# Check this thing out! A modular .22LR



## Sentry18 (Aug 5, 2012)

http://www.everydaynodaysoff.com/2012/11/02/zip-modular-weapons-system/


----------



## ComputerGuy (Dec 10, 2010)

I like the under AR configuration. Looks like transformers!!


----------



## OleSarge (Oct 30, 2012)

Downside, if the classify it as a true SBR it is going to require a tax stamp to buy.


----------



## Magus (Dec 1, 2008)

I want an M203 in 10 gauge.


----------



## OleSarge (Oct 30, 2012)

Someone makes a 12 gauge that mounts under an AR. And Spikes Tactical makes a 37mm launcher that also mounts on the rail system.


----------



## ComputerGuy (Dec 10, 2010)

OleSarge said:


> Someone makes a 12 gauge that mounts under an AR. And Spikes Tactical makes a 37mm launcher that also mounts on the rail system.


That would be so far freaking fantastic! That is a like way far from fantastic. That would be like really fantastic.

Did I tell you that I like that idea!


----------



## Sentry18 (Aug 5, 2012)

Here's another picture.


----------



## ComputerGuy (Dec 10, 2010)

Sentry18 said:


> Here's another picture.
> 
> [


That Ruger BX-25 magazine is by far the best 25 round magazine on the market for the 22. I had Butter Crap magazines and they misfed, jammed, and did only one thing right....piss me off


----------



## jsriley5 (Sep 22, 2012)

yeah they either have to lose the ability to to mount a stock and call it a pistol or keep it as is and sell it as a SBR. Nice starting suggested price around $220 but after you add the hoop jumpong and $200 tax stamp you have a $400+ dollar 22 that won't send em down range any better than my old mark II and not as good as my 10/22 it' has some cool factor but I don't guess it will be for me. Tis a shame 

Might be kinda neat mounted on a rail under your old single shot 12 or 20 gauge meat gun though. if you could get a sighting system set up that would work with it. but I reckon I"d just stick to my mkII in a holster.


----------



## Sentry18 (Aug 5, 2012)

I am hoping they make their "survival rifle" version as a fixed unit so it is not NFA and no $200 tax stamp is needed. Kind of looks like a modern take on the old Charter Arms / Henry Survival Rifle.


----------



## jsriley5 (Sep 22, 2012)

wonder how long it would end up being if they put 16inches of barrel on it. might still have that cool factor if it aint some skinny fragile little thing.


----------



## pawpaw (Dec 21, 2011)

*My God, Sentry...*



Sentry18 said:


> http://www.everydaynodaysoff.com/2012/11/02/zip-modular-weapons-system/


I've resisted posting that your kinder, gentler moniker photo is Darth Vader, but now you're showing us the sidearm of the Imperial Storm Troopers. :laugh:
Seriously, I'd have a problem just keeping these stored in my house; these things are way too cool not to keep in a shadow box in the living room!
Thanks for posting.


----------



## Immolatus (Feb 20, 2011)

Being a complete moron I dont understand the use of having this, but that is damned cool. Makes me want to go play some MW!


----------



## Sentry18 (Aug 5, 2012)

My only guess as to it's purpose mounted to an AR-15 or SCAR would be to save your 5.56mm ammo. You could perhaps kill a rabbit for food with the Zip .22 but save your 5.56mm for when a Coyote (or bad guy) shows up. What I would use it for is fear. Fill the 25 round magazine with .22LR tracers and then while raining 5.56mm fury I could stop and create random streaks of red light in the sky just to make my enemy wonder what the hell is going on.


----------



## zombieresponder (Aug 20, 2012)

Sentry18 said:


> I am hoping they make their "survival rifle" version as a fixed unit so it is not NFA and no $200 tax stamp is needed. Kind of looks like a modern take on the old Charter Arms / Henry Survival Rifle.

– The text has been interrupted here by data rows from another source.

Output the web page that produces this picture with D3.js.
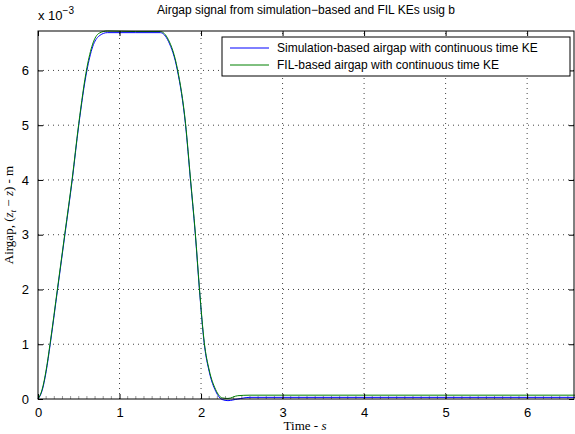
<!DOCTYPE html>
<html>
<head>
<meta charset="utf-8">
<script src="https://cdn.jsdelivr.net/npm/d3@7"></script>
<style>
  body { margin: 0; background: #fff; }
  svg text { font-family: Arial, "Liberation Sans", Helvetica, sans-serif; }
</style>
</head>
<body>
<svg id="chart" width="575" height="434"></svg>
<script>
// time (s) and airgap values (x 1e-3 m)
const time = [0, 0.05, 0.1, 0.15, 0.24, 0.33, 0.42, 0.5, 0.6, 0.67, 0.75, 0.85, 1.2, 1.5, 1.6, 1.71, 1.81, 1.87, 1.93, 1.98, 2.04, 2.1, 2.18, 2.26, 2.33, 2.45, 2.6, 4.0, 6.6];
const simAirgap = [0, 0.15, 0.5, 1.0, 2.0, 3.0, 4.0, 5.0, 6.0, 6.43, 6.63, 6.69, 6.69, 6.69, 6.53, 6.0, 5.0, 4.0, 3.0, 2.0, 1.0, 0.5, 0.14, -0.01, -0.03, 0.0, 0.03, 0.03, 0.03];
const filAirgap = [0, 0.17, 0.53, 1.03, 2.03, 3.03, 4.03, 5.03, 6.05, 6.48, 6.68, 6.72, 6.71, 6.71, 6.56, 6.03, 5.03, 4.03, 3.03, 2.03, 1.03, 0.53, 0.17, 0.02, 0.01, 0.06, 0.07, 0.07, 0.07];
const xTicks = [0, 1, 2, 3, 4, 5, 6];
const yTicks = [0, 1, 2, 3, 4, 5, 6];
const legendLabels = ["Simulation-based airgap with continuous time KE", "FIL-based airgap with continuous time KE"];
const seriesColors = ["#0000ff", "#008000"];

const svg = d3.select("#chart");
const margin = {left: 38, right: 1, top: 31, bottom: 35};
const width = 575, height = 434;

const x = d3.scaleLinear().domain([0, 6.575]).range([margin.left, width - margin.right]);
const y = d3.scaleLinear().domain([0, 6.72]).range([height - margin.bottom, margin.top]);

// grid
const grid = svg.append("g").attr("stroke", "#444").attr("stroke-dasharray", "1,4").attr("stroke-width", 1);
xTicks.slice(1).forEach(t => {
    grid.append("line").attr("x1", x(t)).attr("x2", x(t)).attr("y1", y.range()[0]).attr("y2", y.range()[1]);
});
yTicks.slice(1).forEach(t => {
    grid.append("line").attr("x1", x.range()[0]).attr("x2", x.range()[1]).attr("y1", y(t)).attr("y2", y(t));
});

// minor ticks along the bottom
const minor = svg.append("g").attr("stroke", "#999");
d3.range(1, 66).filter(i => i % 10 !== 0).forEach(i => {
    minor.append("line").attr("x1", x(i / 10)).attr("x2", x(i / 10))
        .attr("y1", y(0)).attr("y2", y(0) - 3);
});

// lines
const line = vals => d3.line()
    .x((d, i) => x(time[i]))
    .y(d => y(d))
    .curve(d3.curveMonotoneX)(vals);

svg.append("path").attr("d", line(simAirgap)).attr("fill", "none")
    .attr("stroke", seriesColors[0]).attr("stroke-width", 1);
svg.append("path").attr("d", line(filAirgap)).attr("fill", "none")
    .attr("stroke", seriesColors[1]).attr("stroke-width", 1);

// axes box
svg.append("rect")
    .attr("x", x.range()[0]).attr("y", y.range()[1])
    .attr("width", x.range()[1] - x.range()[0]).attr("height", y.range()[0] - y.range()[1])
    .attr("fill", "none").attr("stroke", "#000").attr("stroke-width", 1);

const fmt = d3.format("d");
const bottomAxis = d3.axisBottom(x).tickValues(xTicks).tickFormat(fmt).tickSizeInner(-5).tickSizeOuter(0).tickPadding(9);
const topAxis = d3.axisTop(x).tickValues(xTicks).tickSizeInner(-5).tickSizeOuter(0).tickFormat("");
const leftAxis = d3.axisLeft(y).tickValues(yTicks).tickFormat(fmt).tickSizeInner(-5).tickSizeOuter(0).tickPadding(9);
const rightAxis = d3.axisRight(y).tickValues(yTicks).tickSizeInner(-5).tickSizeOuter(0).tickFormat("");

[[bottomAxis, `translate(0,${y(0)})`], [topAxis, `translate(0,${y.range()[1]})`],
 [leftAxis, `translate(${x.range()[0]},0)`], [rightAxis, `translate(${x.range()[1]},0)`]].forEach(([ax, tr]) => {
    const g = svg.append("g").attr("transform", tr).call(ax);
    g.select(".domain").remove();
    g.selectAll("text").style("font-size", "13px").attr("fill", "#000");
});

// exponent label
const expo = svg.append("text").attr("x", 38).attr("y", 20).style("font-size", "13px");
expo.append("tspan").text("x 10");
expo.append("tspan").attr("dy", -6).style("font-size", "10px").text("−3");

// title
svg.append("text").attr("x", 306).attr("y", 14).attr("text-anchor", "middle")
    .style("font-size", "12px").text("Airgap signal from simulation−based and FIL KEs usig b");

// axis labels
svg.append("text").attr("x", 305).attr("y", 430).attr("text-anchor", "middle")
    .style("font-family", "'Liberation Serif', 'Times New Roman', serif").style("font-size", "13px")
    .html("Time - <tspan font-style='italic'>s</tspan>");

const ylab = svg.append("text").attr("transform", "translate(13,215) rotate(-90)")
    .attr("text-anchor", "middle")
    .style("font-family", "'Liberation Serif', 'Times New Roman', serif").style("font-size", "13px");
ylab.append("tspan").text("Airgap, (");
ylab.append("tspan").attr("font-style", "italic").text("z");
ylab.append("tspan").attr("font-style", "italic").attr("dy", 3).style("font-size", "9px").text("t");
ylab.append("tspan").attr("dy", -3).text(" − ");
ylab.append("tspan").attr("font-style", "italic").text("z");
ylab.append("tspan").text(") - m");

// legend
const lg = svg.append("g").attr("transform", "translate(222,37)");
lg.append("rect").attr("width", 348).attr("height", 39).attr("fill", "#fff").attr("stroke", "#000");
legendLabels.forEach((lab, i) => {
    const yy = 11 + i * 17;
    lg.append("line").attr("x1", 8).attr("x2", 47).attr("y1", yy).attr("y2", yy)
        .attr("stroke", seriesColors[i]).attr("stroke-width", 1);
    lg.append("text").attr("x", 55).attr("y", yy + 4).style("font-size", "12px").text(lab);
});
</script>
</body>
</html>
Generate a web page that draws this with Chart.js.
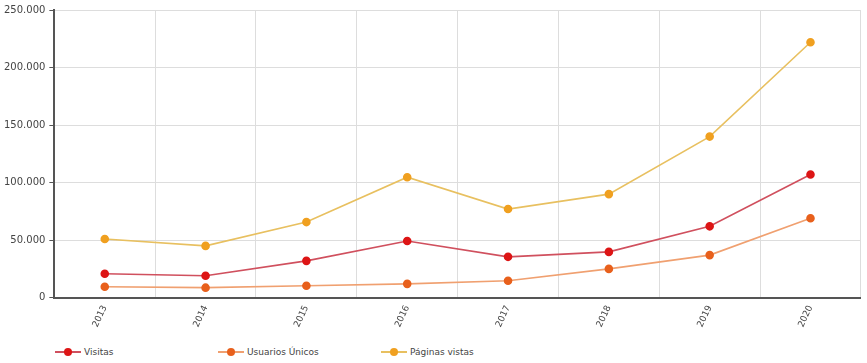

To not fall under the NFA, it would need a 16" or longer barrel. A 16" barreled handgun is rather inconvenient, but if they offer interchangeable barrels then it's a way around.


----------



## Sentry18 (Aug 5, 2012)

When I said fixed I presumed they would locate the action in the rear of the stock and make a bullpup out of it, but yes it would need a 16" barrel.


----------



## PopPop (Sep 14, 2010)

I am just not seeing how this thing solves any real problems. Maybe being mall ninja cool is enough?


----------



## Sentry18 (Aug 5, 2012)

If we only made products that solve real problems, Walmart would go out of business and China would only be exporting rice.


----------



## jsriley5 (Sep 22, 2012)

I haven't decided what it is perfect for yet, But I really want one so I can figure it out


----------



## Trip286 (Oct 18, 2012)

Looks to me like an extremely cool answer to an unasked question. Maybe... A Ruger semi automatic .22 pistol would be a more versatile choice? It would be for me, I know.

Still, this thing is cool. There's a guy over on firearmstalk that's modding the model 60 like crazy. I told him the same thing I think of this... I have no use for it, but it's freaking cool!


----------



## ComputerGuy (Dec 10, 2010)

Looking at the picture PAWPAW posted, I am now somewhat apprehensive getting something like this.

It looks too much like a toy, and I know that all weapons need to be kept secure, but this does look too much like a toy.


----------